Beginning with the first line, set down every line through the one containing "const fitLevels = [1748.076, 1748.068];", exactly as it appears, but not the pictures.

── DATA EXTRACT ──

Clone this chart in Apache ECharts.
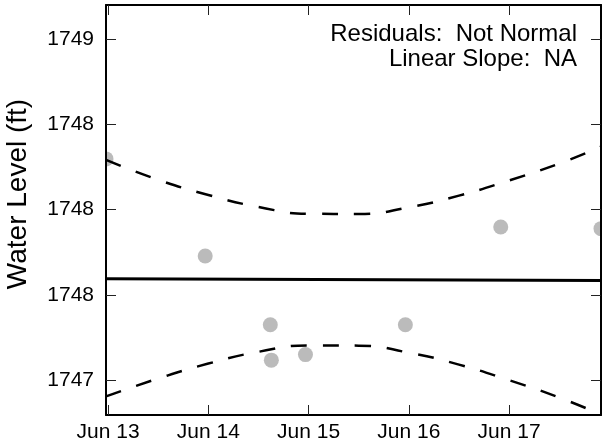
<!DOCTYPE html>
<html>
<head>
<meta charset="utf-8">
<script src="https://cdn.jsdelivr.net/npm/echarts@6/dist/echarts.min.js"></script>
<style>
html,body{margin:0;padding:0;background:#fff;}
#chart{width:602px;height:448px;}
</style>
</head>
<body>
<div id="chart"></div>
<script>
// ---- data ----
const obsTimes = ['2015-06-12T23:30Z','2015-06-13T23:15Z','2015-06-14T14:50Z','2015-06-14T15:05Z','2015-06-14T23:15Z','2015-06-15T23:10Z','2015-06-16T22:00Z','2015-06-17T22:00Z'];
const obsLevels = [1748.638, 1748.183, 1747.861, 1747.695, 1747.721, 1747.861, 1748.319, 1748.311];

const fitTimes = ['2015-06-12T23:30Z','2015-06-17T22:00Z'];
const fitLevels = [1748.076, 1748.068];

const bandTimes = ['2015-06-12T23:30Z','2015-06-13T12:00Z','2015-06-14T00:00Z','2015-06-14T12:00Z','2015-06-15T00:00Z','2015-06-15T12:00Z','2015-06-16T00:00Z','2015-06-16T12:00Z','2015-06-17T00:00Z','2015-06-17T12:00Z','2015-06-17T22:00Z'];
const upperBand = [1748.633, 1748.540, 1748.469, 1748.413, 1748.381, 1748.380, 1748.411, 1748.466, 1748.537, 1748.616, 1748.695];
const lowerBand = [1747.525, 1747.609, 1747.679, 1747.734, 1747.764, 1747.763, 1747.730, 1747.674, 1747.601, 1747.520, 1747.440];

const xTickDates = ['2015-06-13T00:00Z','2015-06-14T00:00Z','2015-06-15T00:00Z','2015-06-16T00:00Z','2015-06-17T00:00Z'];
const xTickLabels = ['Jun 13','Jun 14','Jun 15','Jun 16','Jun 17'];
const yTickValues = [1747.6, 1748.0, 1748.4, 1748.8, 1749.2];
const yTickLabels = ['1747','1748','1748','1748','1749'];

const annotationLines = ['Residuals:  Not Normal', 'Linear Slope:  NA'];
const yAxisTitle = 'Water Level (ft)';

const xMin = '2015-06-12T23:30Z', xMax = '2015-06-17T22:00Z';
const yMin = 1747.438, yMax = 1749.359;

// ---- build ----
const t = s => Date.parse(s);
const xTickValues = xTickDates.map(t);
const pair = (xs, ys) => xs.map((x, i) => [t(x), ys[i]]);
const nearestLabel = (vals, labels, v) => {
  let bi = 0, bd = Infinity;
  vals.forEach((u, i) => { const d = Math.abs(u - v); if (d < bd) { bd = d; bi = i; } });
  return labels[bi];
};

const FONT = '"Liberation Sans", Arial, Helvetica, sans-serif';
const frame = { show: true, onZero: false, lineStyle: { color: '#000', width: 2 } };
const tickStyle = { show: true, inside: true, length: 10, lineStyle: { color: '#222', width: 1 } };

const chart = echarts.init(document.getElementById('chart'), null, { renderer: 'canvas' });
chart.setOption({
  animation: false,
  backgroundColor: '#fff',
  grid: { left: 106, right: 1, top: 5, bottom: 33, containLabel: false, outerBoundsMode: 'none' },
  xAxis: [
    {
      type: 'value', position: 'bottom', min: t(xMin), max: t(xMax), z: 10, scale: true,
      axisLine: frame, splitLine: { show: false },
      axisTick: Object.assign({ customValues: xTickValues }, tickStyle),
      axisLabel: {
        customValues: xTickValues, margin: 7, color: '#000', fontSize: 21, fontFamily: FONT,
        formatter: v => nearestLabel(xTickValues, xTickLabels, v)
      }
    },
    {
      type: 'value', position: 'top', min: t(xMin), max: t(xMax), z: 10, scale: true,
      axisLine: frame, splitLine: { show: false },
      axisTick: Object.assign({ customValues: xTickValues }, tickStyle),
      axisLabel: { show: false }
    }
  ],
  yAxis: [
    {
      type: 'value', position: 'left', min: yMin, max: yMax, z: 10, scale: true,
      axisLine: frame, splitLine: { show: false },
      axisTick: Object.assign({ customValues: yTickValues }, tickStyle),
      axisLabel: {
        customValues: yTickValues, margin: 12, color: '#000', fontSize: 21, fontFamily: FONT,
        formatter: v => nearestLabel(yTickValues, yTickLabels, v)
      },
      name: yAxisTitle, nameLocation: 'middle', nameRotate: 90, nameGap: 74,
      nameTextStyle: { color: '#000', fontSize: 28, fontFamily: FONT, padding: [0, 0, 0, 32] }
    },
    {
      type: 'value', position: 'right', min: yMin, max: yMax, z: 10, scale: true,
      axisLine: frame, splitLine: { show: false },
      axisTick: Object.assign({ customValues: yTickValues }, tickStyle),
      axisLabel: { show: false }
    }
  ],
  graphic: [
    { type: 'rect', z: 5, silent: true, shape: { x: 0, y: 0, width: 105, height: 448 }, style: { fill: '#fff' } },
    { type: 'text', z: 20, style: { text: annotationLines[0], x: 577, y: 34, textAlign: 'right', textVerticalAlign: 'middle', font: '24px ' + FONT, fill: '#000' } },
    { type: 'text', z: 20, style: { text: annotationLines[1], x: 577, y: 59, textAlign: 'right', textVerticalAlign: 'middle', font: '24px ' + FONT, fill: '#000' } }
  ],
  series: [
    {
      type: 'scatter', data: pair(obsTimes, obsLevels), symbol: 'circle', symbolSize: 15,
      itemStyle: { color: '#aaaaaa' }, clip: false, z: 2, silent: true
    },
    {
      type: 'line', data: pair(fitTimes, fitLevels), symbol: 'none', z: 3, silent: true,
      lineStyle: { color: '#000', width: 3 }
    },
    {
      type: 'line', data: pair(bandTimes, upperBand), symbol: 'none', smooth: true, z: 3, silent: true,
      lineStyle: { color: '#000', width: 2.5, type: [16, 16] }
    },
    {
      type: 'line', data: pair(bandTimes, lowerBand), symbol: 'none', smooth: true, z: 3, silent: true,
      lineStyle: { color: '#000', width: 2.5, type: [16, 16] }
    }
  ]
});
</script>
</body>
</html>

───

#### [EXPECTED ANSWER]
Clone this chart in Apache ECharts.
<!DOCTYPE html>
<html>
<head>
<meta charset="utf-8">
<script src="https://cdn.jsdelivr.net/npm/echarts@6/dist/echarts.min.js"></script>
<style>
html,body{margin:0;padding:0;background:#fff;}
#chart{width:602px;height:448px;}
</style>
</head>
<body>
<div id="chart"></div>
<script>
// ---- data ----
const obsTimes = ['2015-06-12T23:30Z','2015-06-13T23:15Z','2015-06-14T14:50Z','2015-06-14T15:05Z','2015-06-14T23:15Z','2015-06-15T23:10Z','2015-06-16T22:00Z','2015-06-17T22:00Z'];
const obsLevels = [1748.638, 1748.183, 1747.861, 1747.695, 1747.721, 1747.861, 1748.319, 1748.311];

const fitTimes = ['2015-06-12T23:30Z','2015-06-17T22:00Z'];
const fitLevels = [1748.076, 1748.068];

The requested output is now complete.